Revisiting The Raiders And Bears Trade For Khalil Mack
Brace Hemmelgarn-USA TODAY Sports

A year ago, the biggest storyline in Raider Land was the team’s best player — Khalil Mack — being away from the team as he awaited a new contract extension. Of course, in June of 2018 no one imagined that he’d actually be moved, but his absence remained a thorn in the side of new head coach Jon Gruden.

A few months later, in the first week of September, one of the more significant trades in franchise (and probably league) history was consummated. The Oakland Raiders were sending Khalil Mack to the Chicago Bears.

Now, nine months later, let’s take a look at where the trade currently stands…

Raiders received: 2019 First-Round Pick, 2020 First-Round Pick, 2020 Third-Round Pick, 2019 Sixth-Round Pick

Bears received: Khalil Mack, 2020 Second-Round Pick, 2020 Conditional Fifth-Round Pick

It’s worth noting that shortly after the trade was completed, the Bears also agreed to an extension with Mack that made him the highest paid defensive player in NFL history. The deal was for six years and $141 million — $90 million of which was guaranteed (and $60 million which was paid at signing).

So….was it worth it?

It’s honestly impossible to imagine a scenario where the answer to that question is “yes”, however, I do think now that we’re a year into the trade and one of those first rounders has become an actual player, that it’s easy to feel better about things. The Bears’ first-rounder in 2019 turned into running back Josh Jacobs, while the sixth-round pick was sent to the Jets along with Kelechi Osemele for a 5th round pick.
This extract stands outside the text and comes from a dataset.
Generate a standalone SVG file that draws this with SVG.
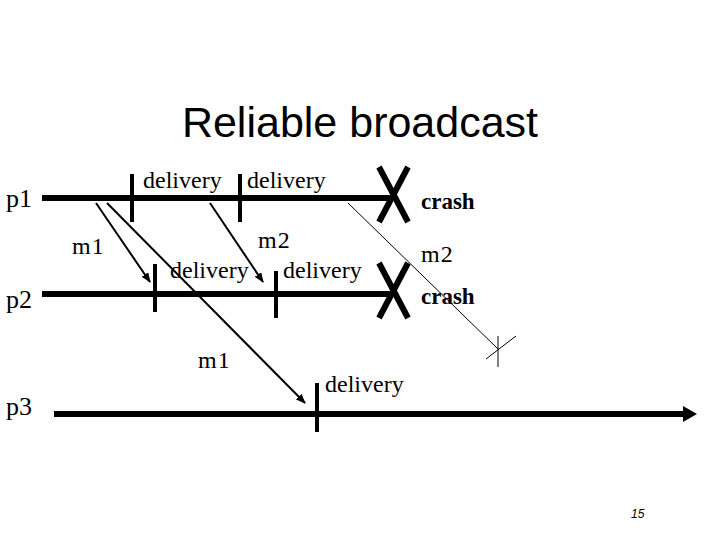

But what about those 2020 picks? As it stands, the Bears have the eighth-highest over/under win total in Las Vegas — tied with five other teams at nine wins. The Raiders remain near the bottom of the league, with just two teams “projected” to win less games this season. If that were to stand, the Raiders would receive a pick in the early 20s but would be sending back a pick in the mid-30’s — which would be a nightmare.

For this trade to become salvageable, the Raiders are going to need some major regression from the Bears — which isn’t unimaginable considering they were the sixth-luckiest team in football last season. They’ll also need some progression themselves, of course. If the Raiders can see the Bears pick creep into the top-20, while their own floats down towards 10 then the pick swap becomes far more manageable.

One other thing that I think is worth mentioning here is how the finances all break down. By trading Mack, the Raiders also added something that never shows up in a trade breakdown: cash. Now, the Raiders aren’t hard-pressed for cap space, but there has been debate about whether or not they’re hard-pressed for cash. Either way, let’s assume that the Raiders had to choose between spending $23 million a year on Mack or someone else.

By trading Mack, the Raiders also freed up the space necessary to sign free agents like Trent Brown ($16.5 million annually), Lamarcus Joyner ($10.5 million annually) and others (Tyrell Williams, Vontaze Burfict, Brandon Marshall, etc.).

So what’s the verdict? Well, I’d still rather have Khalil Mack. If there’s one person that the Raiders could dream up to drop into the 2019 roster, it’s basically Khalil Mack — and so while Jacobs and the free agents (as well as future picks) will help, this year they remain disadvantaged. While it’s easy to see a pathway in which this trade becomes more and more palatable over time, we’re not totally there yet.